▸ EXERCISE BRIEF
Give back exactly the lines from the beginning of the listing below to the line holding "ax = fig.add_axes([0, 0, 1, 1])", both ends included; the pictures stay out.
begin
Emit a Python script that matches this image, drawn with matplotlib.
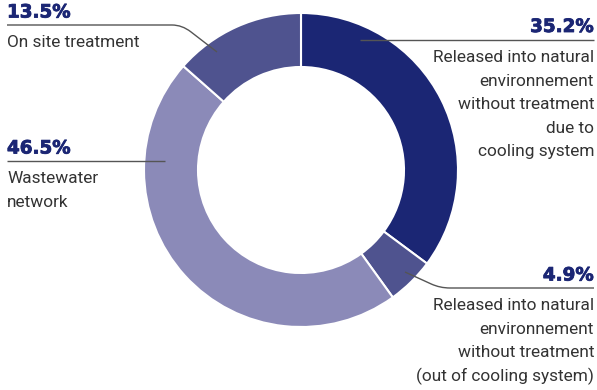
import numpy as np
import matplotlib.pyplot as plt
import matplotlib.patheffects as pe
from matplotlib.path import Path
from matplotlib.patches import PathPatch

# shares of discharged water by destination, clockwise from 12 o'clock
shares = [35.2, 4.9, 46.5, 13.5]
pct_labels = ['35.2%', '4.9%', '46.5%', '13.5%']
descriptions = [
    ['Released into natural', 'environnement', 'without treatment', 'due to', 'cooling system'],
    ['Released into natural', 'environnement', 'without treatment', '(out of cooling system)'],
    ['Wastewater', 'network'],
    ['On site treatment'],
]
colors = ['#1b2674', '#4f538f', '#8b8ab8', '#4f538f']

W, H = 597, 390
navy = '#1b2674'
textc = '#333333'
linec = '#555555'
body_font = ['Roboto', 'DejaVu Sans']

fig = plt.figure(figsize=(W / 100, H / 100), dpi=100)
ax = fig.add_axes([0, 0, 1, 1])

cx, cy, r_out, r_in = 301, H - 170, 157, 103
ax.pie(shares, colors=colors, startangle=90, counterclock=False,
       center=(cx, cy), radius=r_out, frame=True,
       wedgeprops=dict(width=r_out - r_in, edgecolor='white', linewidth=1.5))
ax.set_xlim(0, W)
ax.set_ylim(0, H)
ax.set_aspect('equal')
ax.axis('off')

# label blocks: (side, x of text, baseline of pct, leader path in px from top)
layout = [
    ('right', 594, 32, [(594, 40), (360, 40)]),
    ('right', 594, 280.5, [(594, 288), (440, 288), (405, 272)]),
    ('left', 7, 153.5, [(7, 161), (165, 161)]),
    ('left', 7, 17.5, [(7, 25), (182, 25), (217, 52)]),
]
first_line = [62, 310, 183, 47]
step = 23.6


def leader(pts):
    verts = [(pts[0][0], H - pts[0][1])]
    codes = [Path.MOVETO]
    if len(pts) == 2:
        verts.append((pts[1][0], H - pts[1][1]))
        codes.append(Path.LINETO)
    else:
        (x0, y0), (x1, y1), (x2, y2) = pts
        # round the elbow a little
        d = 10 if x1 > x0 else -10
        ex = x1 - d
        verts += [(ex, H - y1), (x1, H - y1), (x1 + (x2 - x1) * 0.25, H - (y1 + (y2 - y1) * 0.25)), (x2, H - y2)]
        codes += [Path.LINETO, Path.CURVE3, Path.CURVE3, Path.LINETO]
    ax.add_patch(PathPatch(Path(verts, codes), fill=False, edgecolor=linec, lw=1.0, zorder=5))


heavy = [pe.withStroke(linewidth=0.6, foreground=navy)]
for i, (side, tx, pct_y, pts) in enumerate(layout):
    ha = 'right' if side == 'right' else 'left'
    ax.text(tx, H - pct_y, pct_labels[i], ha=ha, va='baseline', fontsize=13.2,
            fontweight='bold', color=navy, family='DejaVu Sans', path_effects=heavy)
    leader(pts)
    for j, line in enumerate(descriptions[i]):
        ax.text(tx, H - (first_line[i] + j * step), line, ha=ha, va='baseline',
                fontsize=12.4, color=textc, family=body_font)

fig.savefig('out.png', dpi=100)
end
▸ CORRECT RESULT
Emit a Python script that matches this image, drawn with matplotlib.
import numpy as np
import matplotlib.pyplot as plt
import matplotlib.patheffects as pe
from matplotlib.path import Path
from matplotlib.patches import PathPatch

# shares of discharged water by destination, clockwise from 12 o'clock
shares = [35.2, 4.9, 46.5, 13.5]
pct_labels = ['35.2%', '4.9%', '46.5%', '13.5%']
descriptions = [
    ['Released into natural', 'environnement', 'without treatment', 'due to', 'cooling system'],
    ['Released into natural', 'environnement', 'without treatment', '(out of cooling system)'],
    ['Wastewater', 'network'],
    ['On site treatment'],
]
colors = ['#1b2674', '#4f538f', '#8b8ab8', '#4f538f']

W, H = 597, 390
navy = '#1b2674'
textc = '#333333'
linec = '#555555'
body_font = ['Roboto', 'DejaVu Sans']

fig = plt.figure(figsize=(W / 100, H / 100), dpi=100)
ax = fig.add_axes([0, 0, 1, 1])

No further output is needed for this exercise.